Report: Las Vegas tourism tumbles 11.9 percent in January

Average daily room rates plunge nearly 20 percent compared to January 2008

Visitor volume took another header in January with fewer than 3 million tourists visiting Southern Nevada for the third straight month.

The Las Vegas Convention and Visitors Authority reported today that 2.8 million people visited in January, an 11.9 percent decline from January 2008.

Worse, average daily room rates plunged 19.9 percent from the previous year, the steepest decline since the 9/11 terrorist attacks, and citywide occupancy fell 13 points to 71.9 percent for the month. For area motels, occupancy fell 16.6 points to dip below half full for the first time in recent memory, calculated at 42.7 percent.
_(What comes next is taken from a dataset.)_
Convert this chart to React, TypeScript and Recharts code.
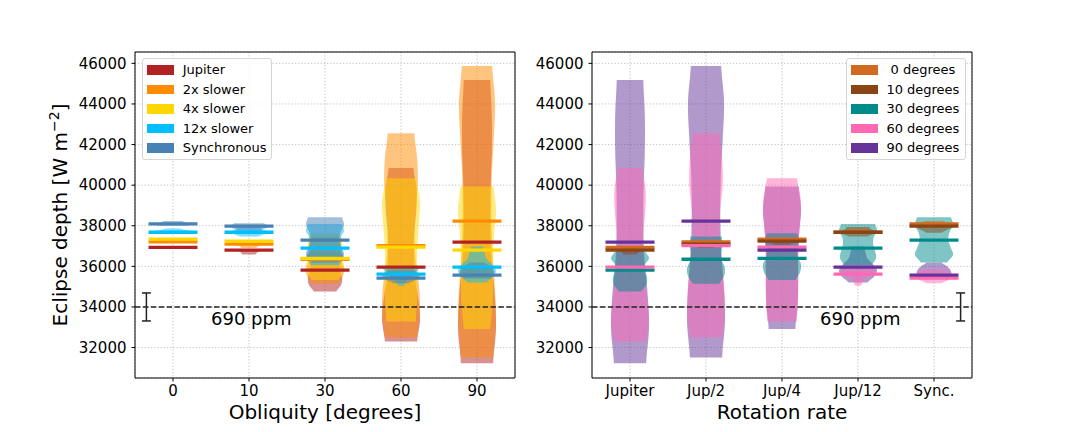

The statistics came on the same day that LVCVA board members voted unanimously to postpone its $890 million Las Vegas Convention Center enhancement project. The LVCVA board also received a report saying that since the fourth quarter of 2008, 340 groups have canceled meetings in Las Vegas, 236,700 room nights have been lost, 111,800 visitors stayed away and the local economy suffered a $131.6 million hit.

Terry Jicinsky, the LVCVA’s senior vice president of marketing, said those figures were based on a survey of Las Vegas properties. He said some organizations blamed the cancellations on the weak economy, but some said it was due to the public perception of conducting meetings in Las Vegas.

Several LVCVA officials left for Washington this afternoon to meet with government leaders about perceptions of Las Vegas.

Convention attendance in January showed continued erosion of the meetings industry, which Las Vegas has dominated for years.

The LVCVA statistical report said in January there were 1,368 meetings, 19.5 percent fewer than in January 2008, and attendance at those shows was 538,415, 20.6 percent off from the previous year.

But the lower average daily room rate and the reduced citywide resort occupancy were even more troubling for industry observers. Weekend occupancy was down 3.2 points to 79.7 percent and midweek occupancy was down 18.1 points to 67.6 percent. Just two years ago, Las Vegas enjoyed occupancy rates in the high 80s and low 90s.

The average daily room rate hit $104.89, creeping toward $100, a level that hasn’t been seen in Las Vegas ADR since December 2005.

Lower room rates translate into lower room tax receipts, a key factor in the LVCVA board’s decision to postpone the Convention Center project until at least the second quarter of 2010.

Brenda Siddall, the LVCVA’s vice president of finance, told board members that the LVCVA is facing a $53 million shortfall in room tax revenue in the next fiscal year as a result of the slumping economy. Although the LVCVA plans to cut operating expenses by 3 percent, it still wouldn’t be enough to offset the additional capital expenses and debt. Rather than risk default, board members reluctantly decided to suspend the project.

The LVCVA already has spent 15.7 percent of the project budget – $140 million – on the program to date. Workers already have completed a Metro substation, the refurbishing of one meeting room established as a prototype for the rest of the project, the paving of a parking lot and the design of the first two phases of renovations. The design of the third phase of renovations is about 90 percent complete, Terry Miller of HNTB Architects, which is coordinating the project, told the board.